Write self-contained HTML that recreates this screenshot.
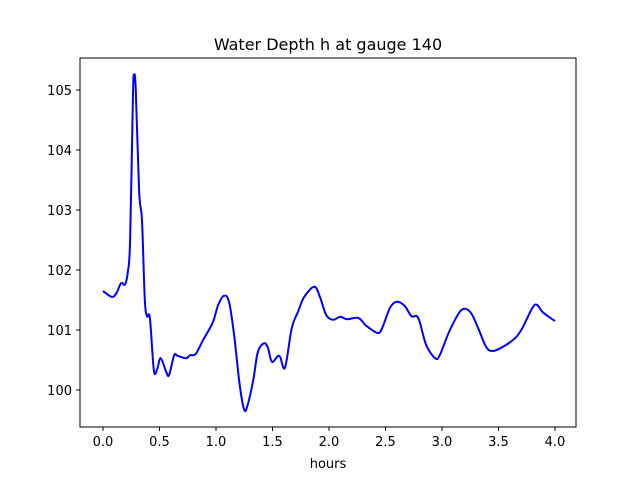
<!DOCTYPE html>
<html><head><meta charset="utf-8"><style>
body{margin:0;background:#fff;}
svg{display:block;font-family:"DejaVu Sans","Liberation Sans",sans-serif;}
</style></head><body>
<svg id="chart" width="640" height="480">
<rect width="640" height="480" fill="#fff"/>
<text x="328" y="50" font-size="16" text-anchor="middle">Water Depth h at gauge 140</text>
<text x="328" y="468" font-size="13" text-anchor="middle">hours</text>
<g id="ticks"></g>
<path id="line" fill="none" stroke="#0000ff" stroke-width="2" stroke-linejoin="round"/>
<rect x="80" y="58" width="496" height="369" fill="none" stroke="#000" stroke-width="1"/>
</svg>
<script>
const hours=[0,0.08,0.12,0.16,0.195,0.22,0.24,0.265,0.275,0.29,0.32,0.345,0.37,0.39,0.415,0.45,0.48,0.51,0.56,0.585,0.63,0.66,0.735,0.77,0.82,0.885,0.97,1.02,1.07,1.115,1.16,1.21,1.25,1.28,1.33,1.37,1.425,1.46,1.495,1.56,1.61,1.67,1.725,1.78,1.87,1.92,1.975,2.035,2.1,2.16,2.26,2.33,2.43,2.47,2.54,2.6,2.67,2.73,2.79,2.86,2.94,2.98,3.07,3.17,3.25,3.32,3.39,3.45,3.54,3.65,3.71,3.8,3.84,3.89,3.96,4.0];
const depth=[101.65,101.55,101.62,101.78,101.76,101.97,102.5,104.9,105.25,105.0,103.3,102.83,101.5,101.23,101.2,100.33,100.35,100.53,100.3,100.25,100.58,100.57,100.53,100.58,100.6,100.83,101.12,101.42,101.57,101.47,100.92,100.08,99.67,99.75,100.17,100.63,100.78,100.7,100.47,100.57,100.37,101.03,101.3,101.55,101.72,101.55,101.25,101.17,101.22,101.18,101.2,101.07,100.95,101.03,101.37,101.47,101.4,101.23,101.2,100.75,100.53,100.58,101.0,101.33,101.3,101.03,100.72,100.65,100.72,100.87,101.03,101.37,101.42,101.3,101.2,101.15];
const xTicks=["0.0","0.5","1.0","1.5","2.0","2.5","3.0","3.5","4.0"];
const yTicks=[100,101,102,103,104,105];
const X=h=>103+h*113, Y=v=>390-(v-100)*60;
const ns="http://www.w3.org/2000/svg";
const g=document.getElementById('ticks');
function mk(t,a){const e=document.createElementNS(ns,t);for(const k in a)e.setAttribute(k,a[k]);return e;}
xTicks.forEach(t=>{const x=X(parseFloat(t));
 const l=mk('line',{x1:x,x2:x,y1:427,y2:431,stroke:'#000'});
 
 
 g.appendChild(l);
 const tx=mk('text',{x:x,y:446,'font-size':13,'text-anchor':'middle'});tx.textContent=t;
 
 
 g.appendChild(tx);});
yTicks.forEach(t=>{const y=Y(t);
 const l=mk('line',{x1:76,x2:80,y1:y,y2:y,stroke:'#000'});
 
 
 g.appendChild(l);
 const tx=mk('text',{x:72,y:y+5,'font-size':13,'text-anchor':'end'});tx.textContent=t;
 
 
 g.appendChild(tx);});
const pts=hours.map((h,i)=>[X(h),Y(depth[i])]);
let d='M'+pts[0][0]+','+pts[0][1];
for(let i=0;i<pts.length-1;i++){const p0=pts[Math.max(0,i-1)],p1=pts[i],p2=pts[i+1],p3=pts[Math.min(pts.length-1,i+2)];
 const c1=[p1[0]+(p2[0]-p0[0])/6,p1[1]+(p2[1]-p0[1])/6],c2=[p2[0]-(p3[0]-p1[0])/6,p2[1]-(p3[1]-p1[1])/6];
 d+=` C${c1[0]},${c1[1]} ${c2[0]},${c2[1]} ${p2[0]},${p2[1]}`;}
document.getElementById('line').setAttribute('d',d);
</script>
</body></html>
--
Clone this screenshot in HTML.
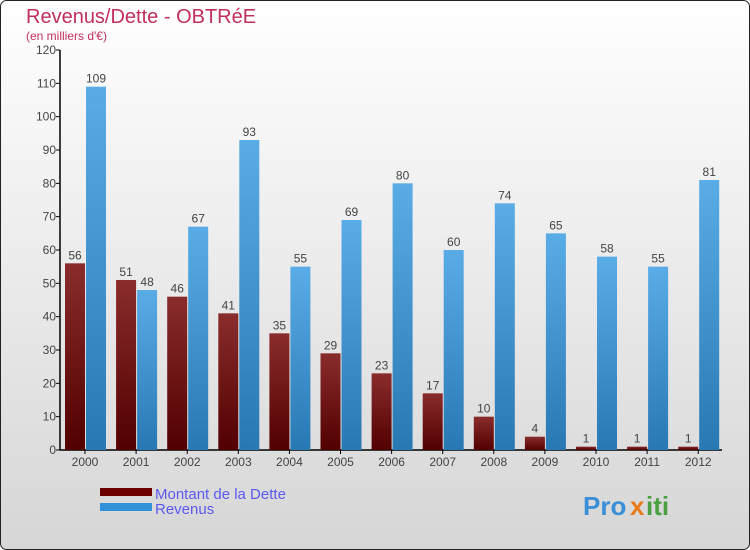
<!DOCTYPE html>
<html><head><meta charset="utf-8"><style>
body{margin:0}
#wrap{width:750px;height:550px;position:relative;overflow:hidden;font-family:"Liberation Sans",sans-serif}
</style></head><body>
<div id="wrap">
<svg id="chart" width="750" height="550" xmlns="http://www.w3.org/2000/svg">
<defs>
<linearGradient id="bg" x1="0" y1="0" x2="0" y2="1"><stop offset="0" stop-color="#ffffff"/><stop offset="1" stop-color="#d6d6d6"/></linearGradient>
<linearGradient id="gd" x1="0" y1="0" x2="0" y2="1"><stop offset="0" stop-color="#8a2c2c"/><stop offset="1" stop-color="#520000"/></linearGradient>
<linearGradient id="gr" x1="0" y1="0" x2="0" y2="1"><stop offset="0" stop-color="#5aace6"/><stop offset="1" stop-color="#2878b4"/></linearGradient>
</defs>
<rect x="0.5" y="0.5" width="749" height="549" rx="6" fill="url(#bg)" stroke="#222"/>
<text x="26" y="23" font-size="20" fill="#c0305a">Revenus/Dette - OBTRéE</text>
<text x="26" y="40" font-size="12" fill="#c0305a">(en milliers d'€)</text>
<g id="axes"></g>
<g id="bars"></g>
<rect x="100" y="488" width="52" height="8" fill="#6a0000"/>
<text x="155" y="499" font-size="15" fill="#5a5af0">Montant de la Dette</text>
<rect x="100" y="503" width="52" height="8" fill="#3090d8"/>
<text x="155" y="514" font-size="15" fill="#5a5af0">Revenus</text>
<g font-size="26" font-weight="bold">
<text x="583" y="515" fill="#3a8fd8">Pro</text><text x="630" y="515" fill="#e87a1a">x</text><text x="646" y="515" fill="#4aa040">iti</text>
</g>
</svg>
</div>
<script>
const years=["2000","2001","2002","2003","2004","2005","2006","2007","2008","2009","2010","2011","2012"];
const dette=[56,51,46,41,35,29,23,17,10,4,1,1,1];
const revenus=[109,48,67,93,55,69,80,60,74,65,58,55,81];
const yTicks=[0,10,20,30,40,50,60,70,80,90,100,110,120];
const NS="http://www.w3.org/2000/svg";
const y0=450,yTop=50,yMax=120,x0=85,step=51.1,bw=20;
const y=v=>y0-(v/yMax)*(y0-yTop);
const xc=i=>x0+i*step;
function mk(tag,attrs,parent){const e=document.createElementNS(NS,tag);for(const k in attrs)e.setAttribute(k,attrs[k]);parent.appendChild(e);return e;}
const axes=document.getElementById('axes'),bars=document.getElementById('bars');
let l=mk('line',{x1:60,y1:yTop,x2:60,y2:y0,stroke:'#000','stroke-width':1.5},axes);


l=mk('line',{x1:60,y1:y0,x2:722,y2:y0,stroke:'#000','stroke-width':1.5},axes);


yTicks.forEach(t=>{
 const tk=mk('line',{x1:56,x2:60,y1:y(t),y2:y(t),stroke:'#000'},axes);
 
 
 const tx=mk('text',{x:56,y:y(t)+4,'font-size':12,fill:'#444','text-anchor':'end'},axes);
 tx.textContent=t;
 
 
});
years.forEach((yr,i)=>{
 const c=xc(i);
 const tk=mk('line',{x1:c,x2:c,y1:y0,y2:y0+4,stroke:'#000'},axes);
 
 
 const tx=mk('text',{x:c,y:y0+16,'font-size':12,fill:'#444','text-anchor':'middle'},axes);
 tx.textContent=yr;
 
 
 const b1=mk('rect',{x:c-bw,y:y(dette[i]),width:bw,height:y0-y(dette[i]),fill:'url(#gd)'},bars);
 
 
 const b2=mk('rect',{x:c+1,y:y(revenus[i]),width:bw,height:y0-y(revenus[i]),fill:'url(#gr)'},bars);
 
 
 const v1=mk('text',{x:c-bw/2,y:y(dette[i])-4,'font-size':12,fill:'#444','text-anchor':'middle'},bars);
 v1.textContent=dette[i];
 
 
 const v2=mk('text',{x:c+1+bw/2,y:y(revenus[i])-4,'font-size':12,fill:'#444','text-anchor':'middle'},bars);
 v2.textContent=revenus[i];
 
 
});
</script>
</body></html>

Stated exercise: Locate the string "screenshot" in the listing above and copy every line where it occurs.

Correct answer:
Write self-contained HTML that recreates this screenshot.
Clone this screenshot in HTML.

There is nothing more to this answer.